When scrolling through the news in your favorite app, you probably have a method of determining whether the content you’re seeing is legitimate or fake. What’s the source of the story? Who benefits from the story being shared? Are there obvious factual errors? Sometimes, it’s not even necessary to read past the headline because you know, for example, that there’s enough evidence to prove the Earth is, indeed, round.

But how can you tell if the video you’re watching or the audio you’re hearing is illegitimate when it looks and sounds like the real thing?

Engineering professor TJ Tsai has been awarded a National Science Foundation (NSF) grant for his project, “A Cross-Verification Approach for Identifying Tampered Audio,” which seeks ways to identify fake or tampered audio, such as synthetic recordings generated by deep fake technology.

Though it’s relatively new, deep fake technology is prevalent, and “there’s definitely concern that bad actors could use this technology in a very destructive way,” says Tsai.

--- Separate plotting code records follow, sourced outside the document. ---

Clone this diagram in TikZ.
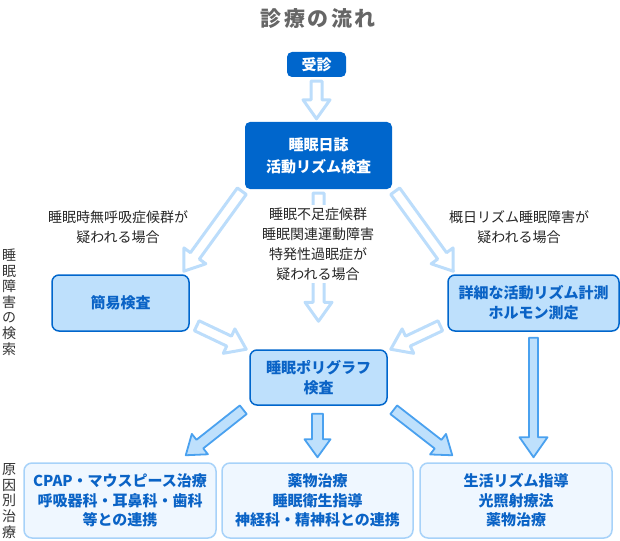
\documentclass[tikz,border=0pt]{standalone}
\usepackage{fontspec}
\setmainfont{Noto Sans CJK JP}
\usepackage{tikz}
\usetikzlibrary{calc,backgrounds}
\definecolor{deepblue}{HTML}{0066CC}
\definecolor{paleblue}{HTML}{BEE0FC}
\definecolor{boxtext}{HTML}{0A63C6}
\definecolor{icyblue}{HTML}{EFF7FF}
\definecolor{icyline}{HTML}{A7D2F9}
\definecolor{arrowline}{HTML}{BCDDFB}
\definecolor{arrowedge}{HTML}{4AA1EF}
\definecolor{titlegray}{HTML}{666666}
\tikzset{
  darkbox/.style={fill=deepblue, rounded corners=5pt, text=white, align=center, inner sep=0pt,
    font=\fontsize{15}{22}\selectfont\bfseries},
  palebox/.style={fill=paleblue, draw=deepblue, line width=1.5pt, rounded corners=7pt, text=boxtext,
    align=center, inner sep=0pt, font=\fontsize{15}{20}\selectfont\bfseries},
  curebox/.style={fill=icyblue, draw=icyline, line width=1.5pt, rounded corners=8pt, text=boxtext,
    align=center, inner sep=0pt, font=\fontsize{15}{19.5}\selectfont\bfseries},
  caselabel/.style={font=\fontsize{14}{20}\selectfont, text=black!85, align=center},
  sidelabel/.style={font=\fontsize{14}{15.6}\selectfont, text=black!80, align=center},
  hollowarrow/.style={draw=arrowline, fill=white, line width=3pt, line join=round},
  solidarrow/.style={draw=arrowedge, fill=paleblue, line width=1.8pt, line join=round}
}
\newcommand{\blockarrow}[6]{%
  \coordinate (ba-s) at (#2);
  \coordinate (ba-e) at (#3);
  \coordinate (ba-n) at ($(ba-e)!#6!(ba-s)$);
  \path[#1] ($(ba-s)!#4!90:(ba-e)$) -- ($(ba-n)!#4!90:(ba-e)$)
    -- ($(ba-n)!#5!90:(ba-e)$) -- (ba-e) -- ($(ba-n)!#5!-90:(ba-e)$)
    -- ($(ba-n)!#4!-90:(ba-e)$) -- ($(ba-s)!#4!-90:(ba-e)$) -- cycle;
}

\begin{document}
\begin{tikzpicture}[x=1pt,y=-1pt]

  \useasboundingbox (0,0) rectangle (620,540);

  \node[font=\fontsize{21}{21}\selectfont\bfseries, text=titlegray] at (318,19) (title)
    {診\kern2.5pt 療\kern2.5pt の\kern2.5pt 流\kern2.5pt れ};

  \node[darkbox, minimum width=59, minimum height=25] at (316.5,64.5) (visit) {受診};
  \node[darkbox, minimum width=147, minimum height=67] at (318.5,155.5) (diary) {睡眠日誌\\活動リズム検査};

  \node[caselabel] at (118,227) (apnea) {睡眠時無呼吸症候群が\\疑われる場合};
  \node[caselabel, fill=white, inner sep=3pt] at (318,244) (hyper) {睡眠不足症候群\\睡眠関連運動障害\\特発性過眠症が\\疑われる場合};
  \node[caselabel] at (519,227) (rhythm) {概日リズム睡眠障害が\\疑われる場合};

  \node[palebox, minimum width=137, minimum height=56] at (120.5,303) (simple) {簡易検査};
  \node[palebox, minimum width=171, minimum height=56] at (533.5,303) (detail) {詳細な活動リズム計測\\ホルモン測定};
  \node[palebox, minimum width=137, minimum height=55] at (318.5,377.5) (psg) {睡眠ポリグラフ\\検査};

  \node[curebox, minimum width=192, minimum height=75] at (120,500.5) (cpap) {CPAP・マウスピース治療\\呼吸器科・耳鼻科・歯科\\等との連携};
  \node[curebox, minimum width=191, minimum height=75] at (317.5,500.5) (drug) {薬物治療\\睡眠衛生指導\\神経科・精神科との連携};
  \node[curebox, minimum width=192, minimum height=75] at (516,500.5) (light) {生活リズム指導\\光照射療法\\薬物治療};

  \node[sidelabel] at (9,302) (search) {睡\\眠\\障\\害\\の\\検\\索};
  \node[sidelabel] at (9,501) (cause) {原\\因\\別\\治\\療};

  \begin{scope}[on background layer]
    \blockarrow{hollowarrow}{$(visit.south)+(0,4)$}{$(visit.south |- diary.north)+(0,-3)$}{5.5pt}{13.5pt}{19pt}
    \blockarrow{hollowarrow}{$(diary.south west)+(-3,2)$}{$(simple.north east)+(-6,-3)$}{5.5pt}{13.5pt}{19pt}
    \blockarrow{hollowarrow}{$(diary.south)+(0,4)$}{$(psg.north)+(0,-28)$}{5.5pt}{13.5pt}{19pt}
    \blockarrow{hollowarrow}{$(diary.south east)+(3,2)$}{$(detail.north west)+(6,-3)$}{5.5pt}{13.5pt}{19pt}
    \blockarrow{hollowarrow}{$(simple.south east)+(7,-6)$}{$(psg.north west)+(-3,0)$}{5.5pt}{13.5pt}{19pt}
    \blockarrow{hollowarrow}{$(detail.south west)+(-7,-6)$}{$(psg.north east)+(3,0)$}{5.5pt}{13.5pt}{19pt}

    \blockarrow{solidarrow}{$(psg.south west)+(-6,4)$}{$(cpap.north east)+(-31,-7)$}{5.5pt}{13pt}{18pt}
    \blockarrow{solidarrow}{$(psg.south -| drug.north)+(0,8)$}{$(drug.north)+(0,-5)$}{5.5pt}{13pt}{18pt}
    \blockarrow{solidarrow}{$(psg.south east)+(6,4)$}{$(light.north west)+(33,-7)$}{5.5pt}{13pt}{18pt}
    \blockarrow{solidarrow}{$(detail.south)+(0,6)$}{$(detail.south |- light.north)+(0,-5)$}{4.5pt}{14pt}{20pt}
  \end{scope}

\end{tikzpicture}
\end{document}
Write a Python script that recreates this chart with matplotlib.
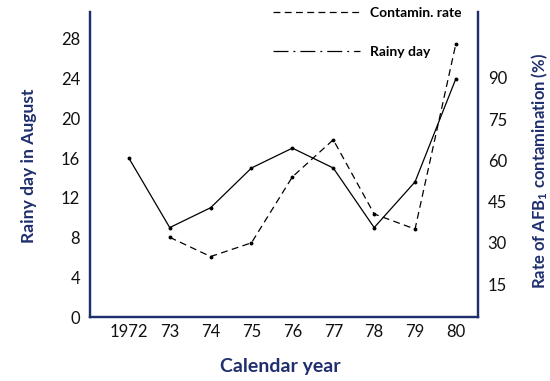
import numpy as np
import matplotlib
matplotlib.use("Agg")
import matplotlib.pyplot as plt
from matplotlib.lines import Line2D

plt.rcParams['font.family'] = ['Lato', 'DejaVu Sans']
plt.rcParams['mathtext.default'] = 'regular'

navy = '#1f2f6e'

years = [1972, 1973, 1974, 1975, 1976, 1977, 1978, 1979, 1980]
year_labels = ['1972', '73', '74', '75', '76', '77', '78', '79', '80']
rainy_days = [16, 9, 11, 15, 17, 15, 9, 13.6, 24]

contam_years = [1973, 1974, 1975, 1976, 1977, 1978, 1979, 1980]
contam_rate = [32, 25, 30, 54, 67.5, 40.5, 35, 102.5]

fig = plt.figure(figsize=(5.5, 3.81), dpi=100)
ax = fig.add_axes([90 / 550, 1 - 317 / 381, 388 / 550, 305 / 381])
ax2 = ax.twinx()

ax.plot(years, rainy_days, color='black', lw=0.9, marker='o', ms=1.8)
ax2.plot(contam_years, contam_rate, color='black', lw=0.9, dashes=(5.5, 3.5),
         marker='o', ms=1.8)

ax.set_xlim(1971.05, 1980.54)
ax.set_ylim(0, 30.7)
ax2.set_ylim(3.0, 114.0)

ax.set_xticks(years)
ax.set_xticklabels(year_labels)
ax.set_yticks(np.arange(0, 29, 4))
ax2.set_yticks([15, 30, 45, 60, 75, 90])

ax.tick_params(axis='both', length=0, labelsize=12, colors='#111111')
ax.tick_params(axis='y', pad=7)
ax.tick_params(axis='x', pad=5)
ax2.tick_params(axis='y', length=0, labelsize=12, pad=7, colors='#111111')

for a in (ax, ax2):
    a.spines['top'].set_visible(False)
    for s in ('left', 'right', 'bottom'):
        a.spines[s].set_color(navy)
        a.spines[s].set_linewidth(1.6)

ax.set_xlabel('Calendar year', fontsize=14, fontweight='bold', color=navy)
ax.xaxis.set_label_coords(0.49, -0.134)
ax.set_ylabel('Rainy day in August', fontsize=12.6, fontweight='bold', color=navy)
ax.yaxis.set_label_coords(-0.137, 0.495)
ax2.set_ylabel('Rate of AFB$_1$ contamination (%)', fontsize=12,
               fontweight='bold', color=navy)
ax2.yaxis.set_label_coords(1.134, 0.478)

handles = [
    Line2D([], [], color='black', lw=0.9, dashes=(5.5, 3.5)),
    Line2D([], [], color='black', lw=0.9, dashes=(12, 4, 1.5, 4)),
]
leg = ax.legend(handles, ['Contamin. rate', 'Rainy day'], loc='upper left',
                bbox_to_anchor=(0.4716, 1.018), frameon=False, fontsize=10,
                handlelength=6.3, handletextpad=0.65, labelspacing=1.98,
                borderpad=0, borderaxespad=0)
for t in leg.get_texts():
    t.set_fontweight('bold')

fig.savefig('out.png', dpi=100)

Indeed, one system can modify videos in a photorealistic manner to lip-sync to unrelated audio recordings. Another can allow a source actor to control the facial expressions and head movements of a person in a target video. Recent advances in speech synthesis have enabled systems to learn and imitate the characteristics of a person’s voice with very limited training data.

Tsai says, “Rather than approaching this problem from a computer science-centric perspective: ‘Is this video a deep fake?’, this proposal approaches the problem from a history-centric perspective: ‘Is this video a historically verifiable event?’ Historians have a very robust methodology for answering this question, and we can apply this methodology to audio and video data. In the same way that a historian tests a historical claim by cross-checking against all other primary sources of information, we can test the authenticity of an audiovisual recording by cross-checking against all other primary sources of audiovisual information.”

The idea for the project came to Tsai as he was listening to a sermon at church. “The speaker was talking about how we can know whether a historical event actually happened,” Tsai says. “Historians have well-established tools for determining historical truth, and one of the primary mechanisms is cross-verifying a historical claim against other primary sources. If something is true, it will be internally consistent. If it is false, it will contradict other eyewitness accounts. At the time, I had been thinking about the problem of detecting fake or tampered videos, and it occurred to me that all of the work I had seen was focused on scrutinizing the video itself to determine if it was genuine or not. I thought it would be interesting to approach the problem from the perspective of verifying a historical claim by cross-checking against other recordings of the same event.”

With the help of six student researchers over two summers, Tsai will develop methods to cross-verify audio data in two different scenarios: cross-verifying with trusted data and cross-verifying with untrusted data.

“The proposal develops tools to counteract the spread of false audiovisual information,” Tsai says. “In particular, it focuses on protecting world leaders from fake videos that might cause instability or unrest at a national level. These same tools establish the reliability of true audiovisual information. Beyond simply detecting fake videos, it provides a quantitative way to measure the reliability of audiovisual data concerning public matters.”

NSF grants are the largest share of external support for faculty research at Harvey Mudd College.